29 June 2015

It's really hard to rank 'worst days,' Sen. Cruz edition

Sen. Cruz: "Today is some of the darkest 24 hours in our nation's history," referring to the Supreme Court's dual rulings against a suit opposing healthcare expansion and against laws than forbid gay marriage.


I get it that people have different political opinions, and that to people like Sen. Cruz, marriages such as their own can only be valuable if other people cannot have them, and healthcare is only worth having if there is a class of people who cannot have that either.

That said, I'm having a lot of trouble wrapping my head around the, uh, unique ideological requirements of the view that the Court's ruling against those opinions is of a piece with Pearl Harbor, Sept. 11, The Challenger and Columbia disasters, the San Francisco earthquake, the Galveston hurricane, the Dred Scott decision, and the assault on Fort Sumter. (Well, I guess I admit I can see how Sen.
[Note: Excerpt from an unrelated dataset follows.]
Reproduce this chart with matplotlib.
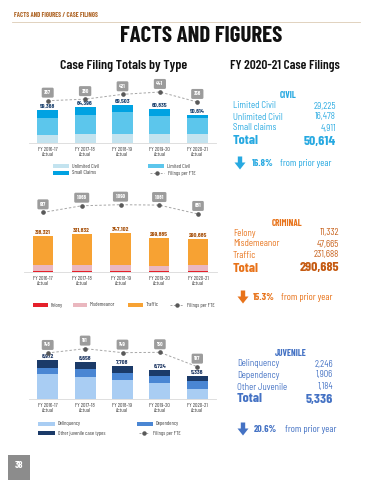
import numpy as np
import matplotlib
matplotlib.use("Agg")
import matplotlib.pyplot as plt
from matplotlib.patches import Rectangle, Polygon

plt.rcParams['font.family'] = ['Barlow Condensed', 'DejaVu Sans']
SEMI = ['Barlow Semi Condensed', 'Barlow Condensed', 'DejaVu Sans']

W, H = 370, 480

years = ["FY 2016-17\nActual", "FY 2017-18\nActual", "FY 2018-19\nActual",
         "FY 2019-20\nActual", "FY 2020-21\nActual"]

# civil filings (stack bottom -> top)
civil_unlimited = [14800, 15800, 16600, 15600, 16478]
civil_limited = [30900, 34000, 39800, 33600, 29225]
civil_small = [13668, 14596, 13103, 11635, 4911]
civil_fte = [367, 380, 421, 441, 356]

# criminal filings
crim_felony = [12000, 12500, 12500, 11800, 11332]
crim_misd = [49000, 52000, 52000, 40000, 47665]
crim_traffic = [257321, 267332, 282602, 248085, 231688]
crim_fte = [917, 1066, 1090, 1081, 881]

# juvenile filings
juv_delinq = [5750, 5180, 4394, 3632, 2246]
juv_depend = [1534, 1700, 1696, 1700, 1906]
juv_other = [1688, 1778, 1618, 1392, 1184]
juv_fte = [148, 161, 149, 150, 107]

civil_change = 16.8
crim_change = 15.3
juv_change = 20.6

CIVIL_C = '#27a9e1'
CRIM_C = '#e8731a'
JUV_C = '#4472c4'

fig = plt.figure(figsize=(W / 100, H / 100), dpi=100)
fig.patch.set_facecolor('white')

# background axes in pixel coordinates
bg = fig.add_axes([0, 0, 1, 1])
bg.set_xlim(0, W)
bg.set_ylim(H, 0)
bg.axis('off')


def px_axes(left, top, right, bottom):
    return fig.add_axes([left / W, 1 - bottom / H, (right - left) / W, (bottom - top) / H])


def draw_chart(box, px_per_unit, stacks, colors, fte, anchors, label_color, width):
    left, top, right, base = box
    ax = px_axes(left, top, right, base)
    x = np.arange(len(years))
    bottom = np.zeros(len(years))
    for vals, col in zip(stacks, colors):
        ax.bar(x, vals, width, bottom=bottom, color=col, linewidth=0)
        bottom += np.array(vals)
    ax.set_xlim(-0.5, 4.5)
    ax.set_ylim(0, (base - top) / px_per_unit)
    for s in ['top', 'left', 'right']:
        ax.spines[s].set_visible(False)
    ax.spines['bottom'].set_color('#d9d9d9')
    ax.spines['bottom'].set_linewidth(0.6)
    ax.set_yticks([])
    ax.set_xticks(x, years, fontsize=4.1, color='#404040', linespacing=1.0)
    ax.tick_params(axis='x', length=0, pad=3)
    ax.patch.set_alpha(0)
    for i, t in enumerate(bottom):
        ax.annotate(f"{int(t):,}", (i, t), xytext=(0, 0.8), textcoords='offset points',
                    ha='center', va='bottom', fontsize=4.6, color=label_color,
                    fontweight='bold')

    # filings per FTE on twin axis
    ax2 = ax.twinx()
    (v1, p1), (v2, p2) = anchors
    scale = (p2 - p1) / (v2 - v1)
    lo = v1 - p1 / scale
    ax2.set_ylim(lo, lo + (base - top) / scale)
    ax2.plot(x, fte, ls=(0, (2.5, 2)), color='#a6a6a6', lw=0.7)
    ax2.plot(x, fte, 'o', ms=2.3, color='#595959')
    ax2.axis('off')
    for i, v in enumerate(fte):
        ax2.annotate(f"{v:,}", (i, v), xytext=(0, 5.8), textcoords='offset points',
                     ha='center', va='center', fontsize=4.0, color='white',
                     fontweight='bold',
                     bbox=dict(boxstyle='round,pad=0.45,rounding_size=0.25',
                               fc='#9c9c9c', ec='none'))
    return ax


def legend_patch(x, y, color, label, w=16):
    bg.add_patch(Rectangle((x, y - 1.6), w, 3.2, color=color, lw=0))
    bg.text(x + w + 3, y, label, fontsize=4.0, color='#404040', va='center', ha='left')


def legend_line(x, y, label, w=14):
    bg.plot([x, x + w], [y, y], ls=(0, (2, 1.5)), color='#a6a6a6', lw=0.7)
    bg.plot([x + w / 2], [y], 'o', ms=2.2, color='#595959')
    bg.text(x + w + 4, y, label, fontsize=4.0, color='#404040', va='center', ha='left')


def down_arrow(cx, ytop, color):
    pts = [(cx - 2.2, ytop), (cx + 2.2, ytop), (cx + 2.2, ytop + 6),
           (cx + 5.5, ytop + 6), (cx, ytop + 13), (cx - 5.5, ytop + 6),
           (cx - 2.2, ytop + 6)]
    bg.add_patch(Polygon(pts, closed=True, color=color, lw=0))


def summary(title, title_xy, rows, counts, row_x, val_x, row_ys, total_y, color,
            val_color, change, arrow_x, arrow_y, pct_x, from_x):
    bg.text(title_xy[0], title_xy[1], title, fontsize=6.6, fontweight='bold',
            color=color, ha='center', va='center')
    for name, c, y in zip(rows, counts, row_ys):
        bg.text(row_x, y, name, fontsize=6.4, color=color, ha='left', va='center',
                family=SEMI)
        bg.text(val_x, y, f"{c:,}", fontsize=6.4, color=val_color, ha='right',
                va='center', family=SEMI)
    bg.text(row_x, total_y, "Total", fontsize=10, fontweight='bold', color=color,
            ha='left', va='center')
    bg.text(val_x, total_y, f"{sum(counts):,}", fontsize=10, fontweight='bold',
            color=val_color, ha='right', va='center')
    down_arrow(arrow_x, arrow_y - 6.5, color)
    bg.text(pct_x, arrow_y, f"{change}%", fontsize=7.2, fontweight='bold', color=color,
            ha='left', va='center')
    bg.text(from_x, arrow_y, "from prior year", fontsize=7.2, color=color,
            ha='left', va='center')


# header
bg.text(14, 15, "FACTS AND FIGURES / CASE FILINGS", fontsize=4.8, fontweight='bold',
        color='#b0682a', ha='left', va='center')
bg.plot([12, 360], [21.5, 21.5], color='#dccbb4', lw=0.6)
bg.text(201, 36, "FACTS AND FIGURES", fontsize=16.5, fontweight='bold', color='#111111',
        ha='center', va='center')
bg.text(124, 66, "Case Filing Totals by Type", fontsize=10, fontweight='semibold',
        color='#111111', ha='center', va='center')
bg.text(285, 66, "FY 2020-21 Case Filings", fontsize=9.6, fontweight='semibold',
        color='#111111', ha='center', va='center')

# civil chart
draw_chart((29, 78, 216, 143), 28 / 50614,
           [civil_unlimited, civil_limited, civil_small],
           ['#c3e3ef', '#5cc6ec', '#00a2e2'],
           civil_fte, [(356, 41), (441, 51)], '#1f4470', 0.56)
legend_patch(53, 166, '#c3e3ef', "Unlimited Civil")
legend_patch(148, 166, '#5cc6ec', "Limited Civil")
legend_patch(53, 173, '#00a2e2', "Small Claims")
legend_line(150, 173, "Filings per FTE")

# criminal chart
draw_chart((23.6, 196, 217.4, 272), 33 / 290685,
           [crim_felony, crim_misd, crim_traffic],
           ['#e5202a', '#eab7bf', '#f7a233'],
           crim_fte, [(881, 58), (1090, 67.3)], '#a8520c', 0.52)
legend_patch(33, 305, '#e5202a', "Felony", w=15)
legend_patch(73, 305, '#eab7bf', "Misdemeanor", w=14)
legend_patch(128, 305, '#f7a233', "Traffic", w=15)
legend_line(170, 305, "Filings per FTE", w=13)

# juvenile chart
draw_chart((29, 330, 216, 399), 23 / 5336,
           [juv_delinq, juv_depend, juv_other],
           ['#a9cdf3', '#4a86d3', '#1b3a68'],
           juv_fte, [(107, 32.3), (148, 46)], '#1f3864', 0.56)
legend_patch(38, 424, '#a9cdf3', "Delinquency", w=17)
legend_patch(137, 424, '#4a86d3', "Dependency", w=16)
legend_patch(38, 433, '#1b3a68', "Other juvenile case types", w=17)
legend_line(139, 433, "Filings per FTE", w=10)

# summaries
summary("CIVIL", (288, 95), ["Limited Civil", "Unlimited Civil", "Small claims"],
        [civil_limited[-1], civil_unlimited[-1], civil_small[-1]],
        233, 336, [106, 117, 128], 141, CIVIL_C, CIVIL_C, civil_change,
        240, 163, 252, 280)
summary("CRIMINAL", (287, 223), ["Felony", "Misdemeanor", "Traffic"],
        [crim_felony[-1], crim_misd[-1], crim_traffic[-1]],
        233, 339, [233, 244, 255], 268, CRIM_C, '#c55a11', crim_change,
        243, 297, 253, 281)
summary("JUVENILE", (291, 353), ["Delinquency", "Dependency", "Other Juvenile"],
        [juv_delinq[-1], juv_depend[-1], juv_other[-1]],
        237, 333, [364, 375, 387], 399, JUV_C, JUV_C, juv_change,
        243, 429, 254, 285)

# page number
bg.add_patch(Rectangle((8, 455), 22, 25, color='#8c8c8c', lw=0))
bg.text(19, 466, "38", fontsize=7, fontweight='bold', color='white', ha='center', va='center')

fig.savefig("out.png", dpi=100, facecolor='white')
Cruz thinks these two rulings are worse than Dred Scott and Sumter.)

No, the part of Sen. Cruz's statement that is so baffling to this correspondent is that it's really hard to argue that, regardless of one's views, these two rulings marked even the worst 24-hour period in America this month. I guess it's possible that Sen. Cruz's views on whether or not universal healthcare and marriage are worse than racist terrorism are still not fully settled. I think for him to elucidate this further would be a public service.